I was pretty much starting from scratch so I took classes at first for the basics. I made purses, bathrobes, pajama bottoms, and inexplicably several pillows that were faux fur on one side and satin on the other. I moved on from there and started coming up with my own bag patterns. I made a pair of pants. I made lots of skirts (both with elastic waists and zippers). I made a couple of dresses. In short, I was pretty good at sewing, but never felt like I was.

When I thought of sewing I thought of mistakes, swearing, and the awful tension problems of my original machine. At the time, resources on the internet were not what they are today, so there were fewer places to turn in my frustration. Instead of working through the frustration I would stop sewing. When I would come back to sewing I would have to restart my learning.

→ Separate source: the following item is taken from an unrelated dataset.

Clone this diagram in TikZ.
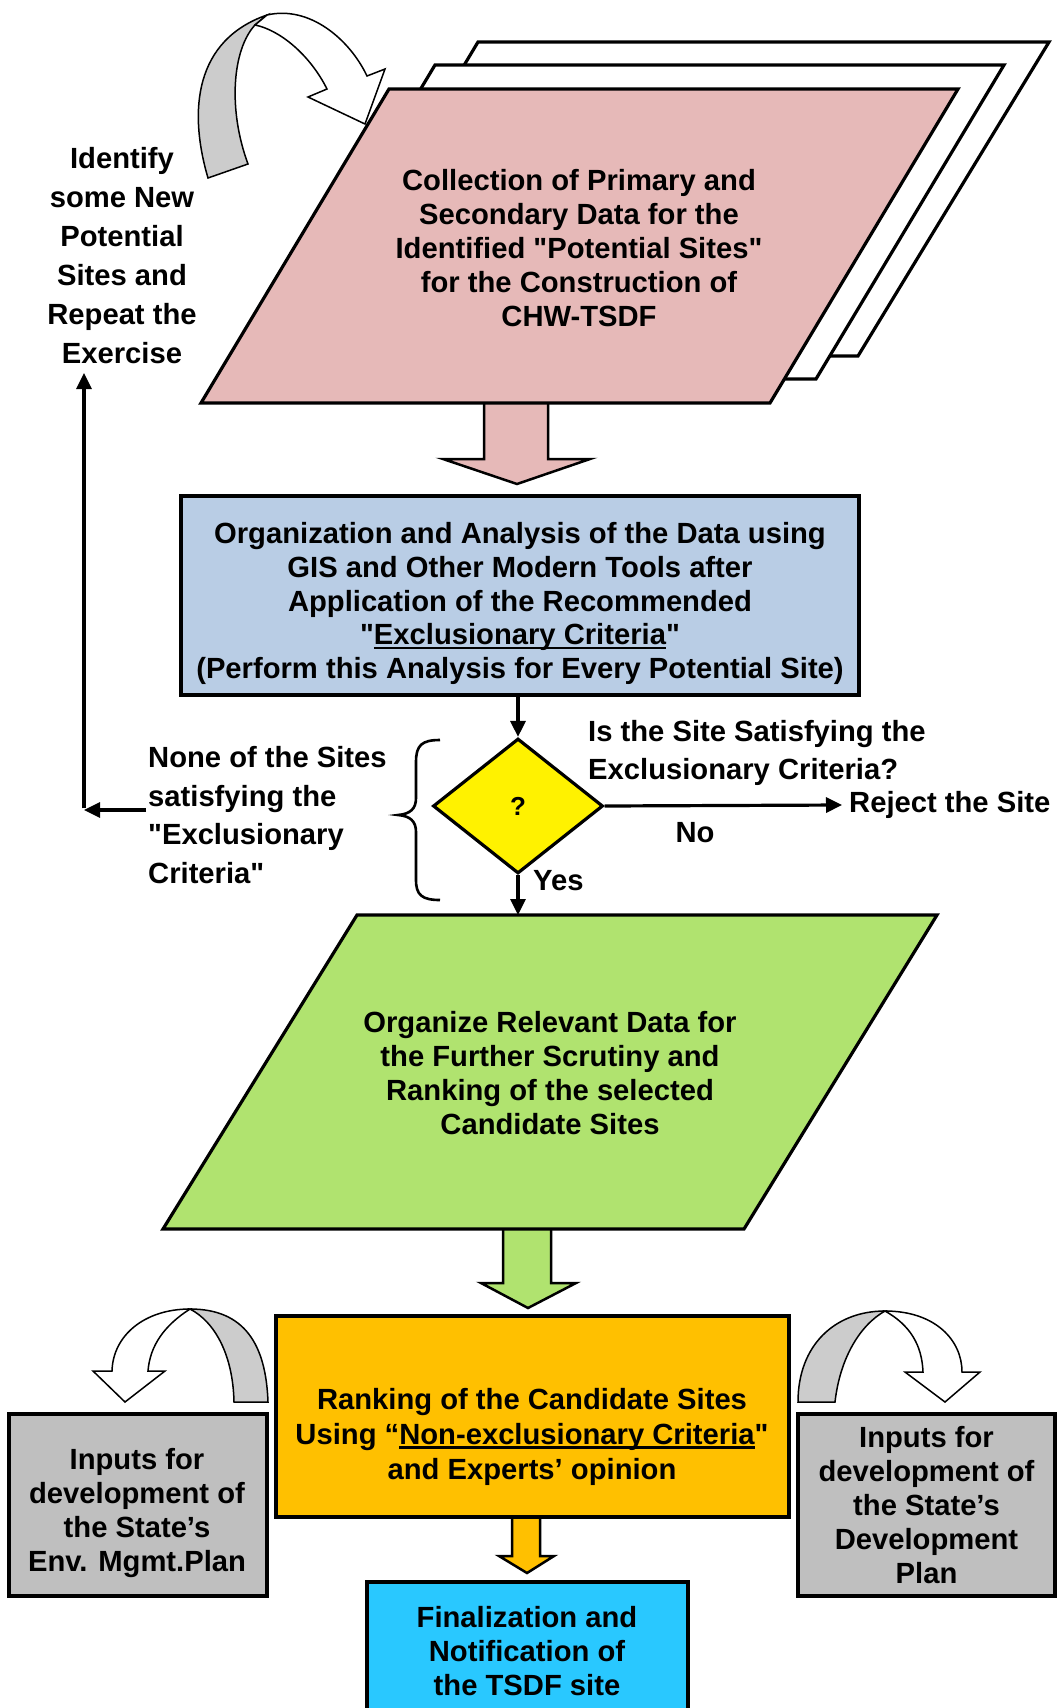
\documentclass[tikz,border=0pt]{standalone}
\usepackage{fontspec}
\setmainfont{Liberation Sans}[Ligatures=TeXOff]
\usetikzlibrary{arrows.meta,shapes.geometric}
\definecolor{pinkC}{RGB}{230,185,184}
\definecolor{blueC}{RGB}{185,205,229}
\definecolor{greenC}{RGB}{176,227,111}
\definecolor{orangeC}{RGB}{255,192,0}
\definecolor{cyanC}{RGB}{41,200,255}
\definecolor{grayC}{RGB}{191,191,191}
\definecolor{ribbonC}{RGB}{204,204,204}
\newcommand\myul[1]{\setbox0=\hbox{#1}\rlap{\rule[-4.5pt]{\wd0}{2.8pt}}\box0}
\begin{document}
\begin{tikzpicture}[x=1pt,y=-1pt,
  txt/.style={font=\fontsize{29.2}{33.8}\selectfont\bfseries, align=center, inner sep=0pt},
  ltxt/.style={font=\fontsize{29.2}{38.8}\selectfont\bfseries, align=left, inner sep=0pt, anchor=west},
  box/.style={draw, line width=3.5pt, inner sep=0pt},
  shape border/.style={draw, line width=3.2pt, line join=miter},
  blockarr/.style={draw, line width=2.5pt, line join=miter},
  ribbon/.style={draw, line width=1.5pt},
  arr/.style={line width=3.2pt, -{Triangle[length=16pt,width=15pt]}}]
\useasboundingbox (0,0) rectangle (1057,1708);

% top ribbon arrow
\filldraw[ribbon, fill=ribbonC] (208,178) .. controls (188,110) and (195,40) .. (267,15) -- (255,25) .. controls (232,50) and (228,110) .. (248,164) -- cycle;
\filldraw[ribbon, fill=white] (267,15) .. controls (310,5) and (350,40) .. (367,76) -- (385,69) -- (365,124) -- (308,97) -- (327,89) .. controls (310,55) and (280,30) .. (255,25) -- cycle;

% stacked parallelograms
\filldraw[shape border, fill=white] (478,42) -- (1049,42) -- (858,356) -- (290,356) -- cycle;
\filldraw[shape border, fill=white] (435,65) -- (1004,65) -- (816,379) -- (247,379) -- cycle;
\filldraw[blockarr, fill=pinkC] (484,398) -- (484,459) -- (443,459) -- (517,484) -- (590,459) -- (548,459) -- (548,398) -- cycle;
\filldraw[shape border, fill=pinkC] (389,89) -- (958,89) -- (770,403) -- (201,403) -- cycle;
\node[txt] (collect) at (579,248) {Collection of Primary and\\Secondary Data for the\\Identified "Potential Sites"\\for the Construction of\\CHW-TSDF};

% left loop text
\node[txt, font=\fontsize{29.2}{39}\selectfont\bfseries] (identify) at (122,256) {Identify\\some New\\Potential\\Sites and\\Repeat the\\Exercise};

% blue box
\node[box, line width=3.2pt, fill=blueC, minimum width=678pt, minimum height=199pt] (analysis) at (520,595.5) {};
\node[txt] (analysistxt) at (520,603.5) {Organization and Analysis of the Data using\\GIS and Other Modern Tools after\\Application of the Recommended\\"\myul{Exclusionary Criteria}"\\(Perform this Analysis for Every Potential Site)};

% diamond
\node[draw, line width=3.2pt, fill=yellow, shape=diamond, aspect=1.26, minimum width=170pt, minimum height=135pt, inner sep=0pt, font=\fontsize{26}{30}\selectfont\bfseries] (dia) at (518,806) {?};
\node[ltxt] (question) at (588,753) {Is the Site Satisfying the\\Exclusionary Criteria?};
\node[ltxt] (reject) at (849,805) {Reject the Site};
\node[txt] (no) at (695,833) {No};
\node[txt, anchor=west] (yes) at (533,881) {Yes};
\node[ltxt, font=\fontsize{29.2}{38.5}\selectfont\bfseries] (none) at (148,815) {None of the Sites\\satisfying the\\"Exclusionary\\Criteria"};

% brace
\draw[line width=2.6pt] (440,740) .. controls (422,740) and (416,745) .. (416,762) -- (416,798) .. controls (416,809) and (410,814) .. (398,815) .. controls (410,816) and (416,821) .. (416,832) -- (416,880) .. controls (416,895) and (422,900) .. (440,900);

% connectors
\coordinate (corner) at (84,810);
\coordinate (idtip) at (84,373);
\coordinate (gtop) at (518,915);
\draw[arr] (dia.north |- analysis.south) -- (dia.north);
\draw[arr] (dia.south) -- (gtop);
\draw[arr] (dia.east) -- ([xshift=-7pt]reject.west);
\draw[arr] ([xshift=-2pt]none.west |- corner) -- (corner);
\draw[arr] ([yshift=1.6pt]corner) -- (idtip);

% green
\filldraw[blockarr, fill=greenC] (503,1222) -- (503,1283) -- (481,1283) -- (528,1308) -- (576,1283) -- (551,1283) -- (551,1222) -- cycle;
\filldraw[shape border, fill=greenC] (357,915) -- (937,915) -- (744,1229) -- (163,1229) -- cycle;
\node[txt] (organize) at (550,1073) {Organize Relevant Data for\\the Further Scrutiny and\\Ranking of the selected\\Candidate Sites};

% bottom ribbons
\filldraw[ribbon, fill=white] (190,1309) .. controls (145,1309) and (113,1335) .. (112,1371) -- (93,1371) -- (125,1402) -- (165,1371) -- (148,1371) .. controls (150,1345) and (165,1325) .. (190,1309) -- cycle;
\filldraw[ribbon, fill=ribbonC] (268,1402) .. controls (266,1345) and (245,1309) .. (190,1309) .. controls (215,1322) and (233,1355) .. (234,1402) -- cycle;
\filldraw[ribbon, fill=white] (885,1311) .. controls (935,1311) and (962,1340) .. (962,1372) -- (980,1372) -- (945,1402) -- (905,1372) -- (923,1372) .. controls (922,1345) and (910,1325) .. (885,1311) -- cycle;
\filldraw[ribbon, fill=ribbonC] (798,1402) .. controls (798,1345) and (835,1311) .. (885,1311) .. controls (860,1325) and (840,1358) .. (835,1402) -- cycle;

% orange
\filldraw[blockarr, fill=orangeC] (512,1510) -- (512,1556) -- (499,1556) -- (527,1573) -- (554,1556) -- (540,1556) -- (540,1510) -- cycle;
\node[box, fill=orangeC, minimum width=513pt, minimum height=201pt] (rank) at (532.5,1416.5) {};
\node[txt, font=\fontsize{29.2}{34.8}\selectfont\bfseries] (ranktxt) at (532,1437) {Ranking of the Candidate Sites\\Using “\myul{Non-exclusionary Criteria}"\\and Experts’ opinion};

% side boxes
\node[box, fill=grayC, minimum width=258pt, minimum height=182pt] (envplan) at (138,1505) {};
\node[txt, font=\fontsize{29.2}{34}\selectfont\bfseries] (envtxt) at (137,1513) {Inputs for\\development of\\the State’s\\Env. Mgmt.Plan};
\node[box, fill=grayC, minimum width=257pt, minimum height=182pt, txt, font=\fontsize{29.2}{33.8}\selectfont\bfseries] (devplan) at (926.5,1505) {Inputs for\\development of\\the State’s\\Development\\Plan};

% final box
\node[box, fill=cyanC, minimum width=321pt, minimum height=130pt] (final) at (527.5,1647) {};
\node[txt] (finaltxt) at (527,1651) {Finalization and\\Notification of\\the TSDF site};
\end{tikzpicture}
\end{document}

This time I am having to relearn, but I feel less frustrated by my mistakes. I take a lot of deep breaths and pick up the seam ripper. After years of knitting, I realize that I even with the mistakes that I make sewing still moves faster and how fast do I need to get stuff done. This is what I do as a hobby!

That said, I am ready to take this hobby and make a commitment. I am coming back to the original intention of why I learned to sew and have joined the Seam Allowance pledge to make at least 25% of my wardrobe. I have some ideas about what that means to me and will explore that more on this blog. Today I went to the kick-off party for Seam Allowance and was excited to see how many people had signed on. It was also fun to see how many people there had not taken the pledge, but were definitely toying with it, asking questions, shopping for fabric.